Das Software-Update sei den Kunden einfach bei Routineterminen in der Werkstatt aufgespielt worden. Daten des Umweltforscherverbunds ICCT zeigten im Frühjahr 2014 Unregelmäßigkeiten. Dennoch hätten die sechs VW-Leute «die Strategie verfolgt, so wenig wie möglich aufzudecken» - wobei sie «insgeheim wussten, dass der Hauptgrund der Abweichungen die Täuschungs-Software war», wie das Justizministerium erklärte.

VW wollte sich mit Blick auf die laufenden Verfahren nicht dazu äußern. Konzernchef Matthias Müller hatte am Mittwoch allgemein zur Einigung mit Washington gesagt: «Volkswagen bedauert die Handlungen, die zur Dieselkrise geführt haben, zutiefst und aufrichtig.» Neußers Anwältin war zu den Vorwürfen am Freitag nicht zu erreichen. Der in Florida verhaftete Manager, über dessen Fall auch die «Bild»-Zeitung berichtet hatte, darf wegen Fluchtgefahr die USA nicht verlassen.

Und die anderen fünf? US-Behörden vermuten, dass sie in Deutschland sind - und machen sich keine Hoffnungen auf eine Auslieferung. Die parallel ermittelnde Staatsanwaltschaft Braunschweig nennt keine Details. Das Team um Oberstaatsanwalt Klaus Ziehe und Experten des LKA Niedersachsen hat hier 31 Beschuldigte im Visier - wegen möglicher Marktmanipulation auch Ex-Konzernchef Martin Winterkorn, VW-Markenchef Herbert Diess und Chefaufseher Hans Dieter Pötsch.

Das hat mit den US-Verfahren zwar direkt nichts zu tun. Ziehe sagte jedoch, der Austausch mit den amerikanischen Kollegen sei «sehr eng und gut». Eine Auslieferung wäre laut der Generalstaatsanwaltschaft Braunschweig nicht möglich, wie eine Sprecherin der Behörde der «Braunschweiger Zeitung» sagte. Aber: «Die Betroffenen dürften sich nun gründlich informieren, welche Länder sie künftig noch bereisen.»

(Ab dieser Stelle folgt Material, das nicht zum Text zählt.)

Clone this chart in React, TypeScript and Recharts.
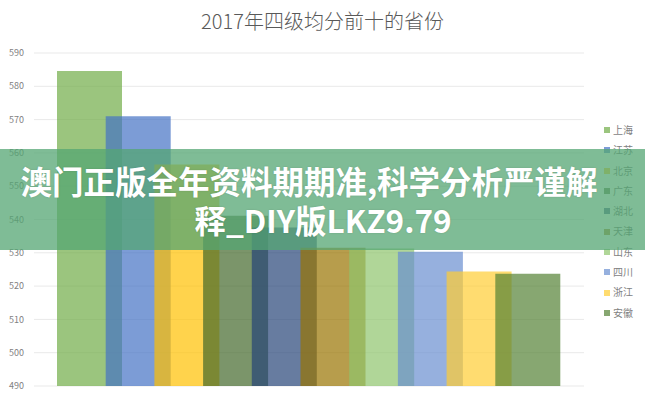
import { BarChart, Bar, XAxis, YAxis, CartesianGrid } from 'recharts'

const provinces = ['上海', '江苏', '北京', '广东', '湖北', '天津', '山东', '四川', '浙江', '安徽']
const scores = [584.6, 571.0, 556.5, 541.1, 537.6, 531.5, 531.3, 530.3, 524.4, 523.7]
const colors = ['#70AD47', '#4472C4', '#FFC000', '#43682B', '#264478', '#997300', '#8FC46C', '#698ED0', '#FFCD33', '#548235']
const yTicks = [490, 500, 510, 520, 530, 540, 550, 560, 570, 580, 590]

const title = '2017年四级均分前十的省份'
const bannerLines = ['澳门正版全年资料期期准,科学分析严谨解', '释_DIY版LKZ9.79']

const row: Record<string, number | string> = { name: '2017' }
provinces.forEach((p, i) => { row[p] = scores[i] })
const data = [row]

const font = '"Noto Sans CJK SC", "Noto Sans", sans-serif'

export default function App() {
  return (
    <div style={{ position: 'absolute', left: 0, top: 0, width: 645, height: 400, background: '#fff', fontFamily: font, overflow: 'hidden' }}>
      <div style={{ position: 'absolute', left: 0, top: 6, width: 645, textAlign: 'center', fontSize: 20, color: '#595959', fontWeight: 300 }}>
        {title}
      </div>
      <BarChart
        width={645}
        height={400}
        data={data}
        margin={{ top: 53, right: 61, bottom: 14, left: 2 }}
        barSize={65}
        barGap={-16.3}
      >
        <CartesianGrid vertical={false} stroke="#e9e9e9" />
        <XAxis dataKey="name" hide />
        <YAxis
          width={32}
          domain={[490, 590]}
          ticks={yTicks}
          axisLine={false}
          tickLine={false}
          tickMargin={4}
          tick={{ fontSize: 9, fill: '#7f7f7f', fontFamily: font }}
        />
        {provinces.map((p, i) => (
          <Bar key={p} dataKey={p} fill={colors[i]} fillOpacity={0.7} isAnimationActive={false} />
        ))}
      </BarChart>
      <div style={{ position: 'absolute', left: 604, top: 120, fontSize: 10, color: '#7f7f7f', lineHeight: '20.3px' }}>
        {provinces.map((p, i) => (
          <div key={p} style={{ display: 'flex', alignItems: 'center', whiteSpace: 'nowrap' }}>
            <span style={{ width: 6, height: 6, background: colors[i], opacity: 0.7, marginRight: 3 }} />
            {p}
          </div>
        ))}
      </div>
      <div style={{ position: 'absolute', left: 0, top: 149, width: 645, height: 101, background: 'rgba(84,165,115,0.75)' }} />
      <div style={{ position: 'absolute', left: 0, top: 161, width: 618, textAlign: 'center', color: '#fff', fontWeight: 700, fontSize: 31.5, lineHeight: '39px', textShadow: '0 0 2px rgba(0,0,0,0.15)' }}>
        {bannerLines.map((l, i) => <div key={l} style={{ height: 39, paddingLeft: i === 1 ? 28 : 0 }}>{l}</div>)}
      </div>
    </div>
  )
}
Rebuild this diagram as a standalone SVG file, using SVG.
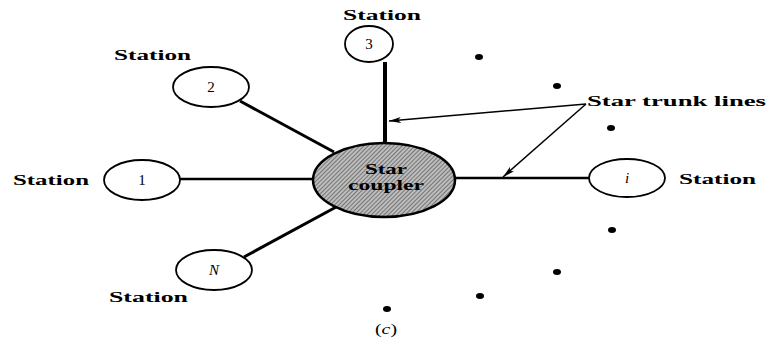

Bei Fiat sind derlei mögliche Entwicklungen unklar oder bestenfalls in weiter Ferne. Auch Bundesverkehrsminister Alexander Dobrindt (CSU) hat die Firma auf dem Kieker, Prüfungen des Kraftfahrt-Bundesamts ergaben einen Verdacht auf Einsatz unzulässiger Software. Die Behörden in Italien ließen die Deutschen bisher aber eher auflaufen.

Ob sie mit der EPA so umspringen können? Befürchtungen auch deutscher Politiker, die USA hätten mit dem Fall VW Industriepolitik zugunsten eigener Konzerne betrieben, dürften mit Blick auf die Jeep- und Dodge-Diesel aus dem Haus FCA als fraglich gelten. Marchionnes größte Hoffnung liegt nun auf der Regierung des künftigen Präsidenten Donald Trump und dem neuen EPA-Chef, der die Behörde umkrempeln will. Mit dieser Administration wolle man gern kooperieren, so Fiat Chrysler - ein demonstrativer Seitenhieb auf das noch amtierende Personal.